The super-flop is one of the most exciting shots in golf. Pull it off in front of your weekend group and you’re considered a god. Skull it into oblivion and you’re sure to be the butt of jokes at the 19th hole.
It’s a high-risk, high-reward shot that takes some guts and countless hours of practice to execute under the gun.
Elite players like PGA Tour winner Adam Hadwin can make the flop look as easy as a routine bump-and-run, but when it comes to the average mid-handicapper, the Canadian has some wise advice: Opt for a lower lofted wedge instead of immediately reaching for the lobber.
“Don’t always reach for the highest-lofted club,” Hadwin says. “If you can learn to chip with the other stuff first, you’ll be able to learn to control a 60-degree wedge and know how to use that as well.

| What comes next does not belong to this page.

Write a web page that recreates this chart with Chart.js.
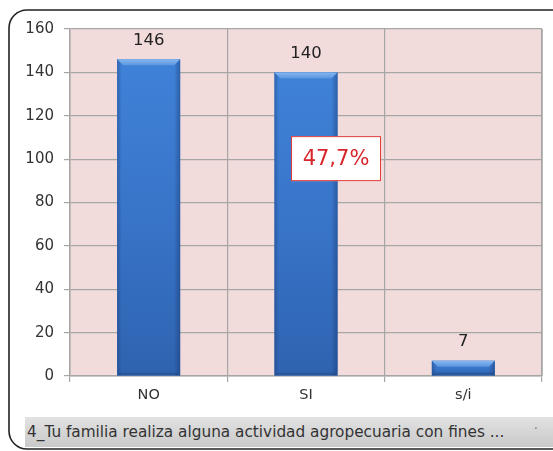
<!DOCTYPE html>
<html>
<head>
<meta charset="utf-8">
<script src="https://cdn.jsdelivr.net/npm/chart.js@4"></script>
<style>
  html, body { margin: 0; padding: 0; background: #fff; }
  #wrap { position: relative; width: 553px; height: 451px; overflow: hidden; }
  #caption {
    position: absolute; left: 25px; top: 417px; width: 540px; height: 30px;
    background: linear-gradient(#e2e2e2, #c9c9c9);
    font-family: "DejaVu Sans", sans-serif; font-size: 15.3px; color: #333;
    line-height: 30px; padding-left: 2px; box-sizing: border-box; white-space: nowrap;
  }
  #caption .dot { position: absolute; left: 509px; top: -3px; color: #666; font-size: 12px; }
</style>
</head>
<body>
<div id="wrap">
  <canvas id="chart" width="553" height="451"></canvas>
  <div id="caption">4_Tu familia realiza alguna actividad agropecuaria con fines ...<span class="dot">·</span></div>
</div>
<script>
// data
const categories = ["NO", "SI", "s/i"];
const counts = [146, 140, 7];
const yTicks = [0, 20, 40, 60, 80, 100, 120, 140, 160];
const noteText = "47,7%";

const FONT = '"DejaVu Sans", sans-serif';

// pink plot background + outer rounded frame
const frame = {
  id: 'frame',
  beforeDraw(chart) {
    const c = chart.ctx, a = chart.chartArea;
    c.save();
    c.fillStyle = '#f2dcdb';
    c.fillRect(a.left, a.top, a.right - a.left, a.bottom - a.top);
    c.restore();
  },
  afterDraw(chart) {
    const c = chart.ctx, a = chart.chartArea;
    c.save();
    // plot border right side
    c.strokeStyle = '#a6a6a6';
    c.lineWidth = 1.5;
    c.beginPath();
    c.moveTo(a.right, a.top);
    c.lineTo(a.right, a.bottom);
    c.stroke();
    // outer rounded border
    c.strokeStyle = '#222';
    c.lineWidth = 1.6;
    c.beginPath();
    c.roundRect(9, 10, 562, 439, 18);
    c.stroke();

    // bar labels
    const meta = chart.getDatasetMeta(0);
    c.fillStyle = '#222';
    c.font = '16.5px ' + FONT;
    c.textAlign = 'center';
    c.textBaseline = 'middle';
    meta.data.forEach((bar, i) => {
      c.fillText(String(counts[i]), bar.x, bar.y - 19);
    });

    // percentage note box
    const xs = chart.scales.x, ys = chart.scales.y;
    const cx = xs.getPixelForValue(1) + 30;
    const cy = ys.getPixelForValue(100) - 0.5;
    const w = 90, h = 45;
    c.fillStyle = '#fff';
    c.fillRect(cx - w / 2, cy - h / 2, w, h);
    c.strokeStyle = '#e03a3a';
    c.lineWidth = 1;
    c.strokeRect(cx - w / 2 + 0.5, cy - h / 2 + 0.5, w - 1, h - 1);
    c.fillStyle = '#d9262b';
    c.font = '21px ' + FONT;
    c.fillText(noteText, cx, cy + 1);
    c.restore();
  }
};

// per-bar shading: vertical gradient, darker sides, top bevel
const bevel = {
  id: 'bevel',
  afterDatasetsDraw(chart) {
    const c = chart.ctx;
    const meta = chart.getDatasetMeta(0);
    c.save();
    meta.data.forEach(bar => {
      const l = bar.x - bar.width / 2, r = bar.x + bar.width / 2;
      const t = bar.y, b = bar.base;
      const d = Math.min(6, (b - t) / 2);
      const vg = c.createLinearGradient(0, t, 0, b);
      vg.addColorStop(0, '#3f82d8');
      vg.addColorStop(0.5, '#3874c8');
      vg.addColorStop(1, '#2f63b0');
      c.fillStyle = vg;
      c.fillRect(l, t, r - l, b - t);
      // side shading
      const sg = c.createLinearGradient(l, 0, r, 0);
      sg.addColorStop(0, 'rgba(20,45,95,0.35)');
      sg.addColorStop(0.07, 'rgba(20,45,95,0)');
      sg.addColorStop(0.9, 'rgba(20,45,95,0)');
      sg.addColorStop(1, 'rgba(20,45,95,0.4)');
      c.fillStyle = sg;
      c.fillRect(l, t, r - l, b - t);
      // top bevel
      const g = c.createLinearGradient(0, t, 0, t + d);
      g.addColorStop(0, '#86b8f0');
      g.addColorStop(1, '#5a95df');
      c.fillStyle = g;
      c.beginPath();
      c.moveTo(l, t);
      c.lineTo(r, t);
      c.lineTo(r - d, t + d);
      c.lineTo(l + d, t + d);
      c.closePath();
      c.fill();
      // slight dark bottom edge
      c.fillStyle = 'rgba(20,50,100,0.25)';
      c.beginPath();
      c.moveTo(l, b);
      c.lineTo(r, b);
      c.lineTo(r - d / 2, b - d / 2);
      c.lineTo(l + d / 2, b - d / 2);
      c.closePath();
      c.fill();
    });
    c.restore();
  }
};

new Chart(document.getElementById('chart'), {
  type: 'bar',
  data: {
    labels: categories,
    datasets: [{
      data: counts,
      backgroundColor: '#3874c8',
      borderWidth: 0,
      barPercentage: 0.4,
      categoryPercentage: 1.0
    }]
  },
  options: {
    responsive: false,
    animation: false,
    events: [],
    layout: { padding: { left: 0, top: 29, right: 11, bottom: 0 } },
    plugins: { legend: { display: false }, tooltip: { enabled: false } },
    scales: {
      x: {
        grid: { color: '#a6a6a6', lineWidth: 1.2, offset: true, tickLength: 6 },
        border: { color: '#a6a6a6', width: 1.5 },
        ticks: { color: '#333', font: { family: FONT, size: 14.5 }, padding: 5 },
        afterFit(s) { s.height = 75; }
      },
      y: {
        min: 0, max: 160,
        afterBuildTicks(s) { s.ticks = yTicks.map(v => ({ value: v })); },
        grid: { color: '#a6a6a6', lineWidth: 1.2, tickLength: 6 },
        border: { color: '#a6a6a6', width: 1.5 },
        ticks: { color: '#333', font: { family: FONT, size: 15 }, padding: 10 },
        afterFit(s) { s.width = 70; }
      }
    }
  },
  plugins: [frame, bevel]
});
</script>
</body>
</html>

I think everyone just reaches for the lob wedge thinking they can pull it off, and it takes a little bit of touch to get used to it and to be able to pull it off correctly.”
The hero shot may be fun, but so is winning money off your buddies by taking the high percentage play.
Something else Hadwin thinks golfers should take into consideration is the amount of bounce on their wedges — a piece of the equation that directly affects how the head interacts with the turf at impact. Course conditions will ultimately determine whether you need more or less bounce, but if you have trouble getting the bounce just right on each wedge, follow Hadwin’s advice and opt for more.
“I think more bounce is probably better for most amateurs,” he said. “Most conditions that they’ll play in will be soft enough that more bounce will be better.”